UNISA students aim high at a global mooting stage
As UNISA (University of South Africa) students, we are not deterred by the challenges of online learning. We are determined to excel and make our mark on the global stage. Haward Matladi, Lesego Moloto, and Lloyd Hlungwani (from right to left) are LLB students who have participated in two prestigious international moots this year.
The first one was the Children’s Rights Moot Court Competition 2023, co-hosted by Leiden University from the Netherlands and Baker McKenzie, a global law firm. The second one was the Alfred Deakin International Commercial Arbitration (ICA) Moot 2023, hosted by Deakin Law School from Australia.
The Children’s Rights Moot Court Competition 2023 was a virtual event that took place from February to June 2023. It brought together 36 student teams from 19 countries to compete on real, topical, and complex children’s rights matters. The
case for this year focused on safeguarding children’s rights amidst global warming and the responsibility of states to act against climate change. The UNISA team was one of the 16 teams that advanced to the oral rounds, out of more than 400
applicants from around the world. This information was confirmed by Ms. Angela Virgil, the Executive Director of Pro Bono Practice at Baker McKenzie.
The Alfred Deakin ICA Moot 2023 was another virtual event that took place from July to September 2023. It involved 42 student teams from Australia and overseas. Above from being ranked in the top 30 of the competition, the UNISA team was
honorary mentioned for writing and researching one of the best memorials and awarded a Duncan Certificate for the first time in the competition. Our oralists have also been ranked in the top 40 for presenting profound oral arguments out of 105
What it takes to be a global Mooter
Preparing for these moots was not easy, especially since we did not have any prior experience in mooting. It required a lot of hard work, dedication, and sleepless nights to acquire legal research, writing, and advocacy skills. We also had to adapt to the diplomatic nature of international law and the different legal systems and conventions that governed the cases.

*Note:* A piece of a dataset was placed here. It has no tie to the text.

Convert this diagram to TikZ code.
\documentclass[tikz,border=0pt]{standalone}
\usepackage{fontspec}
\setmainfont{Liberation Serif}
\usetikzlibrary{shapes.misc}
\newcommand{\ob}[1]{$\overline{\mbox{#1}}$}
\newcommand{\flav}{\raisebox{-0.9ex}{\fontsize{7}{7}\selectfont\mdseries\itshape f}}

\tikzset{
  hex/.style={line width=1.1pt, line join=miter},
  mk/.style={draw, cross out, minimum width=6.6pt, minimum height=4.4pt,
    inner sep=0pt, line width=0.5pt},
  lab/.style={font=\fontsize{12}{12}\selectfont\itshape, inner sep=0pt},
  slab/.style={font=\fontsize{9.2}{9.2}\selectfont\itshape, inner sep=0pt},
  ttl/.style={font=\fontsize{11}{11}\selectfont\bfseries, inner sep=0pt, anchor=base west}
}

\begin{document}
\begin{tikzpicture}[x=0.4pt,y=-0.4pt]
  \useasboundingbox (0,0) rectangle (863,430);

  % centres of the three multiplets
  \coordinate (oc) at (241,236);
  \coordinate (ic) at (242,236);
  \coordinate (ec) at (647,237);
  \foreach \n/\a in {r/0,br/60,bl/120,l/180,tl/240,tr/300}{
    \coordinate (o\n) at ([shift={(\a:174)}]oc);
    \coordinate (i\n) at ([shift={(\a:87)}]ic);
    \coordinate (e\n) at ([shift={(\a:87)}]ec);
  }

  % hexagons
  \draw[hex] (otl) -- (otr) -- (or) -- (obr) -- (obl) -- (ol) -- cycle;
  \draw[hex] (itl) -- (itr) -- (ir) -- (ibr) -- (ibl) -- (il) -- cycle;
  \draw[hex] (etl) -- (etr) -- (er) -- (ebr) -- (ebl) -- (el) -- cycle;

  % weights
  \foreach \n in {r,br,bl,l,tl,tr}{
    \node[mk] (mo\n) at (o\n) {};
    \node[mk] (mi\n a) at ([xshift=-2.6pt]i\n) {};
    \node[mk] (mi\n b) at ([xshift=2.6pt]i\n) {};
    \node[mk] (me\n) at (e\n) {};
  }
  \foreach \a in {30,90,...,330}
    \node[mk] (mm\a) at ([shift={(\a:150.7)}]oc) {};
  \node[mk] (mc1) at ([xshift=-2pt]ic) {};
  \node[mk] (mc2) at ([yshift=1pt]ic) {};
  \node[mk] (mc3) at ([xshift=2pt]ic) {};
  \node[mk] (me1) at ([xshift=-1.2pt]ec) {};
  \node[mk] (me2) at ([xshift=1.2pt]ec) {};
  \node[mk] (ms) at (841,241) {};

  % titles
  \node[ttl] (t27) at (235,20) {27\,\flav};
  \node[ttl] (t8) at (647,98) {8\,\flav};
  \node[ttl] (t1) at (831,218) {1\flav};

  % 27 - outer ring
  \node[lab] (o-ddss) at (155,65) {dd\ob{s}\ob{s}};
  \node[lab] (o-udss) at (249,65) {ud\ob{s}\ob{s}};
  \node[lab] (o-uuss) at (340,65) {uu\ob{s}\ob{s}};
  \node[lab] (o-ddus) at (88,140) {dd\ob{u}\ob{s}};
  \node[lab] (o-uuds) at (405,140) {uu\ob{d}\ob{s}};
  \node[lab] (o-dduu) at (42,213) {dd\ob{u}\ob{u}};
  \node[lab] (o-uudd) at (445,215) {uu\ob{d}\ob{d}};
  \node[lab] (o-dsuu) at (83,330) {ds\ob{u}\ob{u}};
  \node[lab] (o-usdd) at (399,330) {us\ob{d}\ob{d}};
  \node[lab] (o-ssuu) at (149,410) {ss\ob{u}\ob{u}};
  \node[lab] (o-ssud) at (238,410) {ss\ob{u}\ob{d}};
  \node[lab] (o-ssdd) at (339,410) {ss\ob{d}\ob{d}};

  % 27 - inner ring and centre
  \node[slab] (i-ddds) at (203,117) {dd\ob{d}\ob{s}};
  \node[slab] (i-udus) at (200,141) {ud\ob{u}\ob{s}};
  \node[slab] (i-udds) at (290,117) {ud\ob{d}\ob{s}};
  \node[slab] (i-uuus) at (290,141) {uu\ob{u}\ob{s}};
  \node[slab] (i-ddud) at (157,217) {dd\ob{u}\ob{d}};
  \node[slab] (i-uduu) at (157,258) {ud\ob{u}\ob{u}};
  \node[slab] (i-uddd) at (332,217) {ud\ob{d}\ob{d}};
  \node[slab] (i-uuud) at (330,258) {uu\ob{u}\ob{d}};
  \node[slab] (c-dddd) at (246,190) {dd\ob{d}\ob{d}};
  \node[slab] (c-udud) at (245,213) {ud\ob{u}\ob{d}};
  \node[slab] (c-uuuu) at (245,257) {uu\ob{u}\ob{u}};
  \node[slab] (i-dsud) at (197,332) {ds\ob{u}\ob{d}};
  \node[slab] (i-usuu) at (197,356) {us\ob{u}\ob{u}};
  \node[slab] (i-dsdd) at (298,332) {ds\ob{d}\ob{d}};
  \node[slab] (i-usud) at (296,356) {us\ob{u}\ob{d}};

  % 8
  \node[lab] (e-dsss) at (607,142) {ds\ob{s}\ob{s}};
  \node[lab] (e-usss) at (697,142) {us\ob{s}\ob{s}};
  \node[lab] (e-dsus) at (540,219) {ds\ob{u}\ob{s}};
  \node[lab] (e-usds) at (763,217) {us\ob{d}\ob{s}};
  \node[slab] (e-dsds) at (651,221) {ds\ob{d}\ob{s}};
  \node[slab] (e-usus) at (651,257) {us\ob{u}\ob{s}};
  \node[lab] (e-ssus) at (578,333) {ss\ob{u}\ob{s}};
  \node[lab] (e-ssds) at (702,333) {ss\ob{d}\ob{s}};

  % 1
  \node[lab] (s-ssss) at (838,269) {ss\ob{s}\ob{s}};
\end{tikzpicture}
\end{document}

We were fortunate to have the guidance and support of our coach, Emily Moshodi (a UNISA Alumni and winner of CALS 2022 Public Interest Moot), who constantly reminded us of our capabilities and helped us improve our performance.
Participating in these moots was an enriching experience for us. We learned a lot about international law and arbitration, as well as the importance of championing children’s rights in the face of climate change. The main themes that we researched,
wrote, and advocated include international trade law, contract law, and jurisdiction regarding arbitration.
The relation between South African law and International law: The team was quite aware of the differences between domestic and international law, despite not having yet taken part in a moot competition in a South African setting. Even when the proceedings were the same, the mood was different. In both the Backer McKenzie Moot and the Alfred Deakin Moot, we had to adjust to the diplomatic nature of international law.
This was clear during oral proceedings because both our language of advocacy and the attitudes of fellow counsels had a clear diplomatic face with an air of indulgence. Whereas advocacy is stronger and more authoritative in South African legal proceedings.
Both moots were subject to the laws and regulations outlined in United Nations Conventions like the UN CRC, UNHRC, UNCITRAL Model Law, and CISG. Our comparative analysis is that the Constitution and domestic legislation are the governing laws, according to South African legal precedent, and the conventions and laws from other countries are thought to have a strong precedent in International law.
The challenges and intricacies of participating in moot court competitions
We faced challenges that international law practitioners faced frequently. One was that countries are permitted to reserve certain policies, either in whole or in part. This meant that we had to come up with creative legal means to hold such countries to account as far as our cases were concerned.
The second challenge was that not all international policies are legally binding to member states. Again, these challenges were a reminder of international law’s identity of diplomacy, that countries are not obliged to uphold all policies and international agreements. The same cannot be said about domestic legislation in one country, particularly in South Africa.
The rewards at the end of mooting
Mooting was beneficial to us. We learned about alternative dispute resolutions, international commercial law, and the human rights of children. We have also equipped ourselves with professional character-building skills which include among others, preparation, integrity, teamwork, discipline, time management, and court etiquette.
The most intriguing aspect of mooting is that the problem questions always focus on the most complex legal issues related to current social issues that raise legal questions, developing future legal practitioners who are creative, critical thinkers, and problem solvers.
Therefore, since participating in moot court competitions would be very beneficial for students, we strongly encourage more students to do so. The rewards are incredible, but it takes a lot of effort and commitment. We had the opportunity to interact with experienced legal professionals and fellow students from different countries and cultures.
We are proud to represent UNISA and South Africa on these global platforms, and we hope to inspire more students to take up mooting as a way of enhancing their legal education and career prospects. As a result, we are eager to keep taking part in more moots to better hone and solidify the skills we have learned.